**PROBLEM TO SOLVE:**
Omit any picture, and return the remaining data exactly as written.

**MATERIAL:**

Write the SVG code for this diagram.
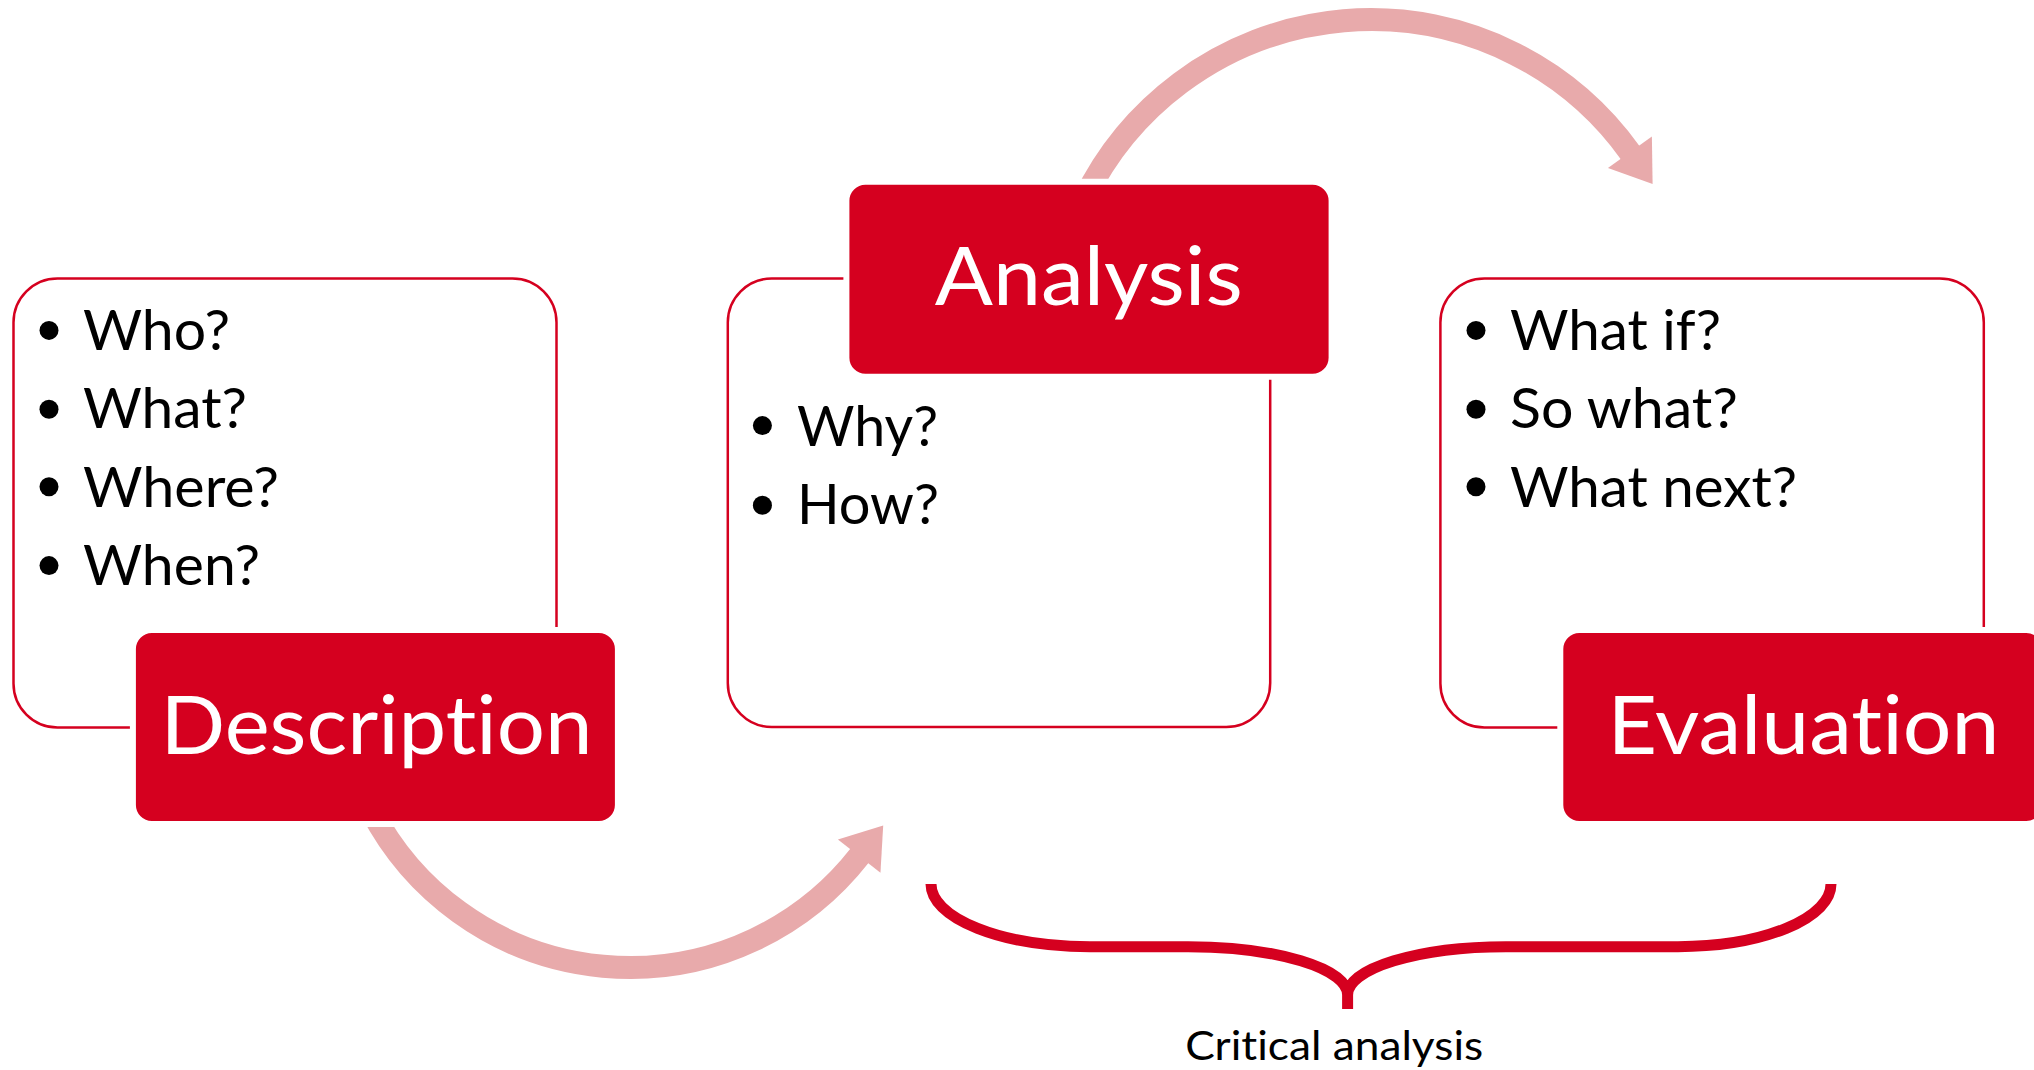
<svg xmlns="http://www.w3.org/2000/svg" width="2034" height="1070" viewBox="0 0 2034 1070">
<defs>
<style>
.outline{fill:#fff;stroke:#D5001F;stroke-width:2.5}
.lab{fill:#D5001F;stroke:#fff;stroke-width:6}
.labt{font-family:Lato,"Liberation Sans",sans-serif;font-size:82px;fill:#fff;text-anchor:middle;font-variant-ligatures:none;font-feature-settings:"liga" 0,"clig" 0,"dlig" 0}
.bt{font-family:Lato,"Liberation Sans",sans-serif;font-size:56px;fill:#000;font-variant-ligatures:none;font-feature-settings:"liga" 0,"clig" 0}
.dot{fill:#000}
.arc{fill:none;stroke:#E8AAAB;stroke-width:23;stroke-linecap:butt}
.brace{fill:none;stroke:#D5001F;stroke-width:11;stroke-linecap:butt}
.cap{font-family:Lato,"Liberation Sans",sans-serif;font-size:40px;fill:#000;text-anchor:middle;font-variant-ligatures:none;font-feature-settings:"liga" 0,"clig" 0}
</style>
<marker id="head" markerUnits="userSpaceOnUse" orient="auto" refX="0" refY="0" markerWidth="80" markerHeight="80" viewBox="-40 -40 80 80" overflow="visible">
<path d="M-1,-27 L38,0 L-1,27 Z" fill="#E8AAAB"/>
</marker>
</defs>
<rect width="2034" height="1070" fill="#fff"/>
<g id="description">
<rect class="outline" x="13.5" y="278.5" width="543" height="449" rx="44"/>
<circle class="dot" cx="49" cy="330.4" r="9.5"/>
<circle class="dot" cx="49" cy="409.3" r="9.5"/>
<circle class="dot" cx="49" cy="486.7" r="9.5"/>
<circle class="dot" cx="49" cy="565.6" r="9.5"/>
<text class="bt" x="83" y="349.5" textLength="147" lengthAdjust="spacingAndGlyphs">Who?</text>
<text class="bt" x="83" y="428" textLength="164" lengthAdjust="spacingAndGlyphs">What?</text>
<text class="bt" x="83" y="506.5" textLength="196" lengthAdjust="spacingAndGlyphs">Where?</text>
<text class="bt" x="83" y="585" textLength="177" lengthAdjust="spacingAndGlyphs">When?</text>
</g>
<g id="analysis">
<rect class="outline" x="727.8" y="278.5" width="542.4" height="448.5" rx="44"/>
<circle class="dot" cx="762.4" cy="425.6" r="9.5"/>
<circle class="dot" cx="762.4" cy="505.2" r="9.5"/>
<text class="bt" x="797" y="445.9" textLength="141" lengthAdjust="spacingAndGlyphs">Why?</text>
<text class="bt" x="797" y="524.4" textLength="142" lengthAdjust="spacingAndGlyphs">How?</text>
</g>
<g id="evaluation">
<rect class="outline" x="1440.4" y="278.5" width="543.4" height="449" rx="44"/>
<circle class="dot" cx="1476" cy="330.4" r="9.5"/>
<circle class="dot" cx="1476" cy="409.3" r="9.5"/>
<circle class="dot" cx="1476" cy="486.7" r="9.5"/>
<text class="bt" x="1510" y="349.5" textLength="211" lengthAdjust="spacingAndGlyphs">What if?</text>
<text class="bt" x="1510" y="428" textLength="228" lengthAdjust="spacingAndGlyphs">So what?</text>
<text class="bt" x="1510" y="506.5" textLength="287" lengthAdjust="spacingAndGlyphs">What next?</text>
</g>
<g id="connectors">
<path class="arc" d="M1083.7,200 A319,319 0 0 1 1630.5,153.1" marker-end="url(#head)"/>
<path class="arc" d="M371.1,810 A291.6,291.6 0 0 0 859.8,855.4" marker-end="url(#head)"/>
</g>
<g id="description-label">
<rect class="lab" x="132.9" y="630" width="485" height="194" rx="19"/>
<text class="labt" x="376.5" y="753.7" textLength="432" lengthAdjust="spacingAndGlyphs">Description</text>
</g>
<g id="analysis-label">
<rect class="lab" x="846.4" y="181.8" width="485.2" height="195" rx="19"/>
<text class="labt" x="1088.8" y="305.2" textLength="308" lengthAdjust="spacingAndGlyphs">Analysis</text>
</g>
<g id="evaluation-label">
<rect class="lab" x="1560.3" y="630" width="485" height="194" rx="19"/>
<text class="labt" x="1803.4" y="753.7" textLength="392" lengthAdjust="spacingAndGlyphs">Evaluation</text>
</g>
<g id="critical-analysis">
<path class="brace" d="M931,884 A159,62.7 0 0 0 1090,946.7 H1188 A159.6,48.3 0 0 1 1347.6,995 V1009 M1347.6,995 A158.4,48.3 0 0 1 1506,946.7 H1678 A153,62.7 0 0 0 1831,884"/>
<text class="cap" x="1334.2" y="1060" textLength="298" lengthAdjust="spacingAndGlyphs">Critical analysis</text>
</g>
</svg>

**THE COMPLETED TASK:**
Write the SVG code for this diagram.
<svg xmlns="http://www.w3.org/2000/svg" width="2034" height="1070" viewBox="0 0 2034 1070">
<defs>
<style>
.outline{fill:#fff;stroke:#D5001F;stroke-width:2.5}
.lab{fill:#D5001F;stroke:#fff;stroke-width:6}
.labt{font-family:Lato,"Liberation Sans",sans-serif;font-size:82px;fill:#fff;text-anchor:middle;font-variant-ligatures:none;font-feature-settings:"liga" 0,"clig" 0,"dlig" 0}
.bt{font-family:Lato,"Liberation Sans",sans-serif;font-size:56px;fill:#000;font-variant-ligatures:none;font-feature-settings:"liga" 0,"clig" 0}
.dot{fill:#000}
.arc{fill:none;stroke:#E8AAAB;stroke-width:23;stroke-linecap:butt}
.brace{fill:none;stroke:#D5001F;stroke-width:11;stroke-linecap:butt}
.cap{font-family:Lato,"Liberation Sans",sans-serif;font-size:40px;fill:#000;text-anchor:middle;font-variant-ligatures:none;font-feature-settings:"liga" 0,"clig" 0}
</style>
<marker id="head" markerUnits="userSpaceOnUse" orient="auto" refX="0" refY="0" markerWidth="80" markerHeight="80" viewBox="-40 -40 80 80" overflow="visible">
<path d="M-1,-27 L38,0 L-1,27 Z" fill="#E8AAAB"/>
</marker>
</defs>
<rect width="2034" height="1070" fill="#fff"/>
<g id="description">
<rect class="outline" x="13.5" y="278.5" width="543" height="449" rx="44"/>
<circle class="dot" cx="49" cy="330.4" r="9.5"/>
<circle class="dot" cx="49" cy="409.3" r="9.5"/>
<circle class="dot" cx="49" cy="486.7" r="9.5"/>
<circle class="dot" cx="49" cy="565.6" r="9.5"/>
<text class="bt" x="83" y="349.5" textLength="147" lengthAdjust="spacingAndGlyphs">Who?</text>
<text class="bt" x="83" y="428" textLength="164" lengthAdjust="spacingAndGlyphs">What?</text>
<text class="bt" x="83" y="506.5" textLength="196" lengthAdjust="spacingAndGlyphs">Where?</text>
<text class="bt" x="83" y="585" textLength="177" lengthAdjust="spacingAndGlyphs">When?</text>
</g>
<g id="analysis">
<rect class="outline" x="727.8" y="278.5" width="542.4" height="448.5" rx="44"/>
<circle class="dot" cx="762.4" cy="425.6" r="9.5"/>
<circle class="dot" cx="762.4" cy="505.2" r="9.5"/>
<text class="bt" x="797" y="445.9" textLength="141" lengthAdjust="spacingAndGlyphs">Why?</text>
<text class="bt" x="797" y="524.4" textLength="142" lengthAdjust="spacingAndGlyphs">How?</text>
</g>
<g id="evaluation">
<rect class="outline" x="1440.4" y="278.5" width="543.4" height="449" rx="44"/>
<circle class="dot" cx="1476" cy="330.4" r="9.5"/>
<circle class="dot" cx="1476" cy="409.3" r="9.5"/>
<circle class="dot" cx="1476" cy="486.7" r="9.5"/>
<text class="bt" x="1510" y="349.5" textLength="211" lengthAdjust="spacingAndGlyphs">What if?</text>
<text class="bt" x="1510" y="428" textLength="228" lengthAdjust="spacingAndGlyphs">So what?</text>
<text class="bt" x="1510" y="506.5" textLength="287" lengthAdjust="spacingAndGlyphs">What next?</text>
</g>
<g id="connectors">
<path class="arc" d="M1083.7,200 A319,319 0 0 1 1630.5,153.1" marker-end="url(#head)"/>
<path class="arc" d="M371.1,810 A291.6,291.6 0 0 0 859.8,855.4" marker-end="url(#head)"/>
</g>
<g id="description-label">
<rect class="lab" x="132.9" y="630" width="485" height="194" rx="19"/>
<text class="labt" x="376.5" y="753.7" textLength="432" lengthAdjust="spacingAndGlyphs">Description</text>
</g>
<g id="analysis-label">
<rect class="lab" x="846.4" y="181.8" width="485.2" height="195" rx="19"/>
<text class="labt" x="1088.8" y="305.2" textLength="308" lengthAdjust="spacingAndGlyphs">Analysis</text>
</g>
<g id="evaluation-label">
<rect class="lab" x="1560.3" y="630" width="485" height="194" rx="19"/>
<text class="labt" x="1803.4" y="753.7" textLength="392" lengthAdjust="spacingAndGlyphs">Evaluation</text>
</g>
<g id="critical-analysis">
<path class="brace" d="M931,884 A159,62.7 0 0 0 1090,946.7 H1188 A159.6,48.3 0 0 1 1347.6,995 V1009 M1347.6,995 A158.4,48.3 0 0 1 1506,946.7 H1678 A153,62.7 0 0 0 1831,884"/>
<text class="cap" x="1334.2" y="1060" textLength="298" lengthAdjust="spacingAndGlyphs">Critical analysis</text>
</g>
</svg>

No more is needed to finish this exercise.